*CHALLENGE:* Output the first line of the listing and each line after it, up to and including the line that contains "const yTicks = [0, 10, 20, 30];", exactly as written, minus the pictures.

===== DATA SEGMENT =====

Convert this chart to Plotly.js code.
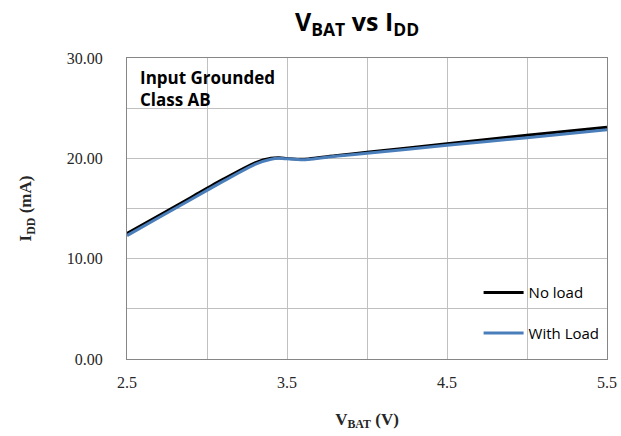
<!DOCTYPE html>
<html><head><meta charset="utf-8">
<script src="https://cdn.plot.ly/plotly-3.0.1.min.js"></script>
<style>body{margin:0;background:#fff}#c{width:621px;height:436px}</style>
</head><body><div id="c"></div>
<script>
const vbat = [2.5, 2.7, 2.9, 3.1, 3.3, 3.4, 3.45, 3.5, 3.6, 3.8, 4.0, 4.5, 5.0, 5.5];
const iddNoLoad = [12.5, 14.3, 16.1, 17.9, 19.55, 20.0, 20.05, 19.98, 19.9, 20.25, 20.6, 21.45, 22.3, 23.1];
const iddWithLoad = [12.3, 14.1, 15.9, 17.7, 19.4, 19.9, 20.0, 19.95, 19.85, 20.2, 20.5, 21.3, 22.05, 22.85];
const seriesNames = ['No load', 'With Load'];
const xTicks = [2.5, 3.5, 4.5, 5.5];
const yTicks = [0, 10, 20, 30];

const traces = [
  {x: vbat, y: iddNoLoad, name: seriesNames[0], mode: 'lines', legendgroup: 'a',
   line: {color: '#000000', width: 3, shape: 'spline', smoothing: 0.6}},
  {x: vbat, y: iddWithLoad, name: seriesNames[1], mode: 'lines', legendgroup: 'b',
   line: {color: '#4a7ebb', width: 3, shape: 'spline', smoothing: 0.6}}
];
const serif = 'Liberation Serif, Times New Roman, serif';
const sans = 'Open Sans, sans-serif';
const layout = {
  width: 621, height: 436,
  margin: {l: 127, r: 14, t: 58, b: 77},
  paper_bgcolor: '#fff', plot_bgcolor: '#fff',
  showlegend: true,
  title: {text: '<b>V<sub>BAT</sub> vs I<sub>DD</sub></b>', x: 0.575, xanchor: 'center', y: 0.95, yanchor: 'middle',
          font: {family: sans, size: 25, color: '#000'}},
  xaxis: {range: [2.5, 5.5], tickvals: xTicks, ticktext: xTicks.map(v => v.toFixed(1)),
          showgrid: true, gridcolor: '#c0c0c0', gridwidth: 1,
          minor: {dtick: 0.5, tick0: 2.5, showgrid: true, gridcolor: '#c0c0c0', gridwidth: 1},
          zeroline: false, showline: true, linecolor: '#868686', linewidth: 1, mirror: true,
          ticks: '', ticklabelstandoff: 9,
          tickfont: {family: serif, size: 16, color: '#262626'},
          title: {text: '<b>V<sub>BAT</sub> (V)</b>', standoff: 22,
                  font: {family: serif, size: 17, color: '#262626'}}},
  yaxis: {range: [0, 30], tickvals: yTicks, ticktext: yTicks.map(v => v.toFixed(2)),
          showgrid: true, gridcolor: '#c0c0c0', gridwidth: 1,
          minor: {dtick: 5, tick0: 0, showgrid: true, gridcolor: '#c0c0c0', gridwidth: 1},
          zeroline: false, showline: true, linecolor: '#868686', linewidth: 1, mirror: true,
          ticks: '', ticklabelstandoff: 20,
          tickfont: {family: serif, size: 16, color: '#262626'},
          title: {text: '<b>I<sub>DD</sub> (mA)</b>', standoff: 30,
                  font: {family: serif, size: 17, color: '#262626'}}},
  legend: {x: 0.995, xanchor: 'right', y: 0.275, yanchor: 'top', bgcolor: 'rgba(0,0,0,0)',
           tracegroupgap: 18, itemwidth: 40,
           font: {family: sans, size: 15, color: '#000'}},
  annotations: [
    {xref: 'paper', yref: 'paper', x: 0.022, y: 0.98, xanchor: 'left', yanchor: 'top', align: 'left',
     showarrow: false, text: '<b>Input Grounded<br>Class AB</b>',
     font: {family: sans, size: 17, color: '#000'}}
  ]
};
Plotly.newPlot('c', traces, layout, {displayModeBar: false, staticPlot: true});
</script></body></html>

=====

*THE COMPLETED TASK:*
Convert this chart to Plotly.js code.
<!DOCTYPE html>
<html><head><meta charset="utf-8">
<script src="https://cdn.plot.ly/plotly-3.0.1.min.js"></script>
<style>body{margin:0;background:#fff}#c{width:621px;height:436px}</style>
</head><body><div id="c"></div>
<script>
const vbat = [2.5, 2.7, 2.9, 3.1, 3.3, 3.4, 3.45, 3.5, 3.6, 3.8, 4.0, 4.5, 5.0, 5.5];
const iddNoLoad = [12.5, 14.3, 16.1, 17.9, 19.55, 20.0, 20.05, 19.98, 19.9, 20.25, 20.6, 21.45, 22.3, 23.1];
const iddWithLoad = [12.3, 14.1, 15.9, 17.7, 19.4, 19.9, 20.0, 19.95, 19.85, 20.2, 20.5, 21.3, 22.05, 22.85];
const seriesNames = ['No load', 'With Load'];
const xTicks = [2.5, 3.5, 4.5, 5.5];
const yTicks = [0, 10, 20, 30];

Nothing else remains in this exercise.